## Given task:
Pull out every line from the listing that has the word "this".

= = =

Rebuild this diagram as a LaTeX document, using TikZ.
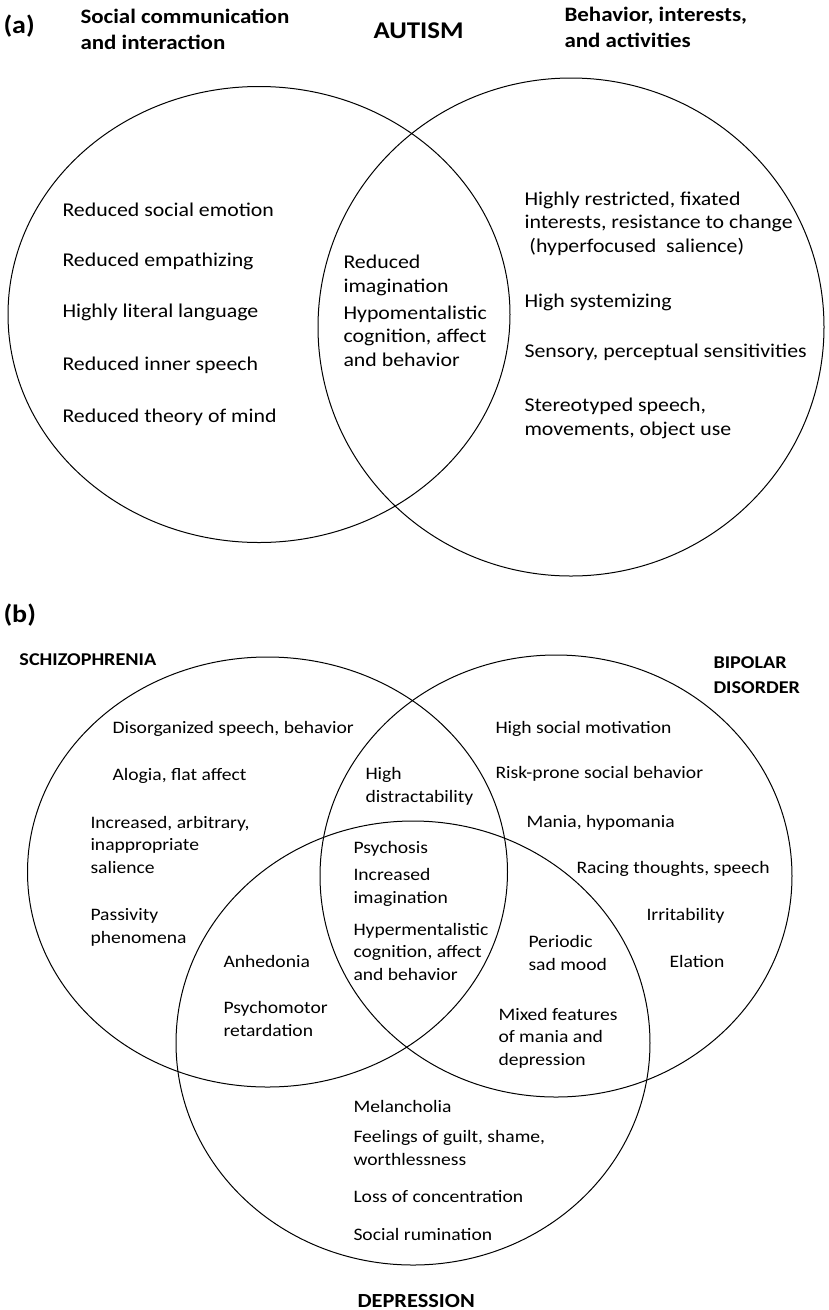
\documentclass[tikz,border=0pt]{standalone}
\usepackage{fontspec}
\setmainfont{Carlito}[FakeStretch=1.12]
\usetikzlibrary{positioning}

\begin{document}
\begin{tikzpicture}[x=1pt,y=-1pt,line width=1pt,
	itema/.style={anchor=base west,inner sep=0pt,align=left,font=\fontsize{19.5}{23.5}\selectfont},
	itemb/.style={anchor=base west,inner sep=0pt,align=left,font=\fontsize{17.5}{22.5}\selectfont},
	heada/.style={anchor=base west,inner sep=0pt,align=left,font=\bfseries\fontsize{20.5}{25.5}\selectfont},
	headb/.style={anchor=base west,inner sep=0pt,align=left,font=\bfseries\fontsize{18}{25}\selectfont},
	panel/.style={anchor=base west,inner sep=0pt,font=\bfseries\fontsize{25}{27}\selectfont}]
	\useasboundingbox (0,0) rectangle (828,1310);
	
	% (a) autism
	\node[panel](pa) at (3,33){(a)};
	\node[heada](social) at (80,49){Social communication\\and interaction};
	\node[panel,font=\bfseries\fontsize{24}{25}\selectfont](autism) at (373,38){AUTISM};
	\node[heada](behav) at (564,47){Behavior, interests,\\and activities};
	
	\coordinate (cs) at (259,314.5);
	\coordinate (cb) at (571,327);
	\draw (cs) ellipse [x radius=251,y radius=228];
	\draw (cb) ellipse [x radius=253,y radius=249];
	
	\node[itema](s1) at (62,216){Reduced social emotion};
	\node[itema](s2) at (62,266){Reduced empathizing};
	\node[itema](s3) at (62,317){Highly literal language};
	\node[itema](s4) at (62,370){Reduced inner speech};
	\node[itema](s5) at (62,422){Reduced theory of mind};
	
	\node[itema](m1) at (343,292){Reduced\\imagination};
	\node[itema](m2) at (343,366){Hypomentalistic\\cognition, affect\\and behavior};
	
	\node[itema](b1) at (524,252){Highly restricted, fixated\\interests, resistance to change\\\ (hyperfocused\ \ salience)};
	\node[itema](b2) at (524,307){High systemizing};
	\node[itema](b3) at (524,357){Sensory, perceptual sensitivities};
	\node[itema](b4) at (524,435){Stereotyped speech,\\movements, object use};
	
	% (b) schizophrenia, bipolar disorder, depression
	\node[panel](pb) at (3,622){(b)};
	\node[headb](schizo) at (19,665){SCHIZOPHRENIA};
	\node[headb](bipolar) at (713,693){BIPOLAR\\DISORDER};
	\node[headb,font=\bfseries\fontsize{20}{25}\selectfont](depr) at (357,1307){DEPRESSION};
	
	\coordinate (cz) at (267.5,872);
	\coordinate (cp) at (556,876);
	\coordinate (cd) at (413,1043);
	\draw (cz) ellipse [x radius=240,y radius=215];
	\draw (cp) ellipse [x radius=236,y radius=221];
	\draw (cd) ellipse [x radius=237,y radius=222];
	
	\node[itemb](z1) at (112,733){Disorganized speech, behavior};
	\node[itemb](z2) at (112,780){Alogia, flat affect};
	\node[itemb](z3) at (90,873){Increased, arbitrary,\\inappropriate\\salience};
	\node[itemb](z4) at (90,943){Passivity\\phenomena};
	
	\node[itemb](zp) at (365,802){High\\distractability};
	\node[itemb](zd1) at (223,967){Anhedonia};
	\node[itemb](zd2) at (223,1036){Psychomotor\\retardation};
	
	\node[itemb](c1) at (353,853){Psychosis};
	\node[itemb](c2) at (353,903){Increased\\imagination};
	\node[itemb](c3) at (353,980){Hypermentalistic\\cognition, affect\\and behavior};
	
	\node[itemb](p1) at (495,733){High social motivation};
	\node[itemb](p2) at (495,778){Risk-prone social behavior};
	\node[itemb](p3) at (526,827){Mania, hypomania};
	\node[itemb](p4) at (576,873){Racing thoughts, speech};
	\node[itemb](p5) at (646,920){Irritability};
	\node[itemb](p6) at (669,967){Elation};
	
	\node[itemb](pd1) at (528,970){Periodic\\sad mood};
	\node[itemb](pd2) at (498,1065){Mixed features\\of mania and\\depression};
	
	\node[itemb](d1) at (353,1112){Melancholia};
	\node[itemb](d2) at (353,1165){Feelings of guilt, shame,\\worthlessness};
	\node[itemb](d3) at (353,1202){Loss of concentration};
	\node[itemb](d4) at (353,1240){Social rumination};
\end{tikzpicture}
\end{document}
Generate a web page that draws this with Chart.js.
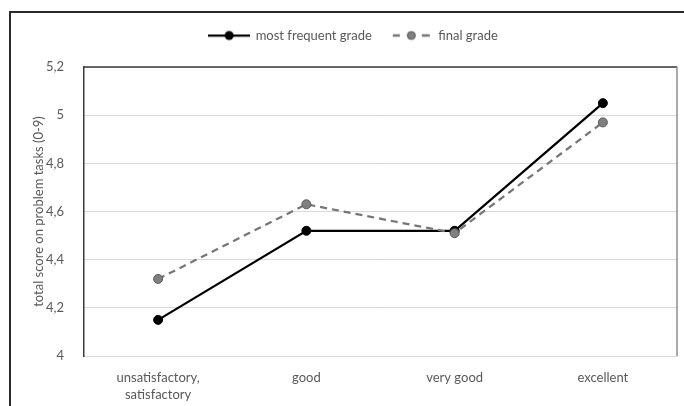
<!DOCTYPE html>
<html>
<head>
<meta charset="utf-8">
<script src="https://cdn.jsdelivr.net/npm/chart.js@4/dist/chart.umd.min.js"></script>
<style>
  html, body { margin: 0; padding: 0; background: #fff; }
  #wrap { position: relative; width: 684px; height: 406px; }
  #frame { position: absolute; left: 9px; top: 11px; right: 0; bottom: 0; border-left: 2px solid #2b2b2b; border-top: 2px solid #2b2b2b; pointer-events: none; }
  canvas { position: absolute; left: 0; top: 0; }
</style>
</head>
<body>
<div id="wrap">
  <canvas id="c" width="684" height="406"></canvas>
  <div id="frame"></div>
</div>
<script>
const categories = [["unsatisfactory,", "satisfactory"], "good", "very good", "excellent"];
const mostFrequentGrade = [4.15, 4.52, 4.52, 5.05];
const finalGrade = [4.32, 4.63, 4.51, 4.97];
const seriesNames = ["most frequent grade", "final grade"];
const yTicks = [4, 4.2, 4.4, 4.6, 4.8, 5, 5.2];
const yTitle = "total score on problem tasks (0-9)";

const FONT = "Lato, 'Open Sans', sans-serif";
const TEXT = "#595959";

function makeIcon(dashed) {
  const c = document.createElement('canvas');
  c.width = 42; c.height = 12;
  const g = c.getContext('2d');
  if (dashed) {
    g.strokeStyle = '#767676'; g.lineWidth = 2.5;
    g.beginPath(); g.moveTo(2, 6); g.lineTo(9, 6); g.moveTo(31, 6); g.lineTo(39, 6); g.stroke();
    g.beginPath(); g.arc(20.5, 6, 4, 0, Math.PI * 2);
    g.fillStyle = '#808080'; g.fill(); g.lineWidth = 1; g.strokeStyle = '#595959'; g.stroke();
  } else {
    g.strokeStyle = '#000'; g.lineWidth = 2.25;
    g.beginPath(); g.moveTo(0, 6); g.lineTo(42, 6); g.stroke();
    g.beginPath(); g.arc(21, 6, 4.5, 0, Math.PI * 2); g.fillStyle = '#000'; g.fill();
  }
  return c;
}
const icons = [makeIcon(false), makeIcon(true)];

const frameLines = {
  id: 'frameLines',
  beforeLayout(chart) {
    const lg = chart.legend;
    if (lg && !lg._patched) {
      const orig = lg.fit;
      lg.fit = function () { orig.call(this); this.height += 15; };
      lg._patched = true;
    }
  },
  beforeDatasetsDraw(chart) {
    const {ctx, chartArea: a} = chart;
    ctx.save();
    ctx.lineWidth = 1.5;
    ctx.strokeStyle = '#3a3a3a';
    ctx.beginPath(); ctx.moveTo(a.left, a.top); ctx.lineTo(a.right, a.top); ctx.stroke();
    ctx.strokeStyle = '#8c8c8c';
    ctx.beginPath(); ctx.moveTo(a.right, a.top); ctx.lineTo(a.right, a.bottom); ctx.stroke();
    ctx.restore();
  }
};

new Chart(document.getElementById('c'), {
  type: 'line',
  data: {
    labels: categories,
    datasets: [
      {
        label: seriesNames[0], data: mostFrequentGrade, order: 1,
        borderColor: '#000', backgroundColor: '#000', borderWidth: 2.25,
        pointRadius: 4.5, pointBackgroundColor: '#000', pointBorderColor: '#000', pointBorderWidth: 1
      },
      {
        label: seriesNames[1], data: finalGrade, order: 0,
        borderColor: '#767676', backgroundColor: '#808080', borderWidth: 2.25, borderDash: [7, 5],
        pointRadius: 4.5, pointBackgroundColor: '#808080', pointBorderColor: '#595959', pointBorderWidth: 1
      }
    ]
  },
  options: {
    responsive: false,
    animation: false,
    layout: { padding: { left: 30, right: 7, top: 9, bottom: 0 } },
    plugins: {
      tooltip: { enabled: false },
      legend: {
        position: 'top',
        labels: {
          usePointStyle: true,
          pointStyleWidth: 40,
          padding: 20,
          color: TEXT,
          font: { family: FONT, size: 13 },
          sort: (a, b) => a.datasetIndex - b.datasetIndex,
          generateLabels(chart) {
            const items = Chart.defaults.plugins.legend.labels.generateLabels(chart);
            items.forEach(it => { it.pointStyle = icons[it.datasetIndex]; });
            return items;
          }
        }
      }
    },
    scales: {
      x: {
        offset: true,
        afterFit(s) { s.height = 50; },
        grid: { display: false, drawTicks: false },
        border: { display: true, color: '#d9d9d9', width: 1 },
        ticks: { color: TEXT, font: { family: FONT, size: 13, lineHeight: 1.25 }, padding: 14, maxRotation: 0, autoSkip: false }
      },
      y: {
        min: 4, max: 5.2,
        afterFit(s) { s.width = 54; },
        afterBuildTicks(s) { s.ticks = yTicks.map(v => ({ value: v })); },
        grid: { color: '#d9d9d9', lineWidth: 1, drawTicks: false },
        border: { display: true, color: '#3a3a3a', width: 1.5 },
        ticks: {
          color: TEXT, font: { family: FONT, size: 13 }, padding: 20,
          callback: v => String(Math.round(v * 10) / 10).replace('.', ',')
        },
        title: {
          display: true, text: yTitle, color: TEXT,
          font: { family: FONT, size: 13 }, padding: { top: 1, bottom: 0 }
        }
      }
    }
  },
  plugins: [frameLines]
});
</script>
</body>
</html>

= = =

## Answer below:
Rebuild this diagram as a LaTeX document, using TikZ.
Generate a web page that draws this with Chart.js.
      lg.fit = function () { orig.call(this); this.height += 15; };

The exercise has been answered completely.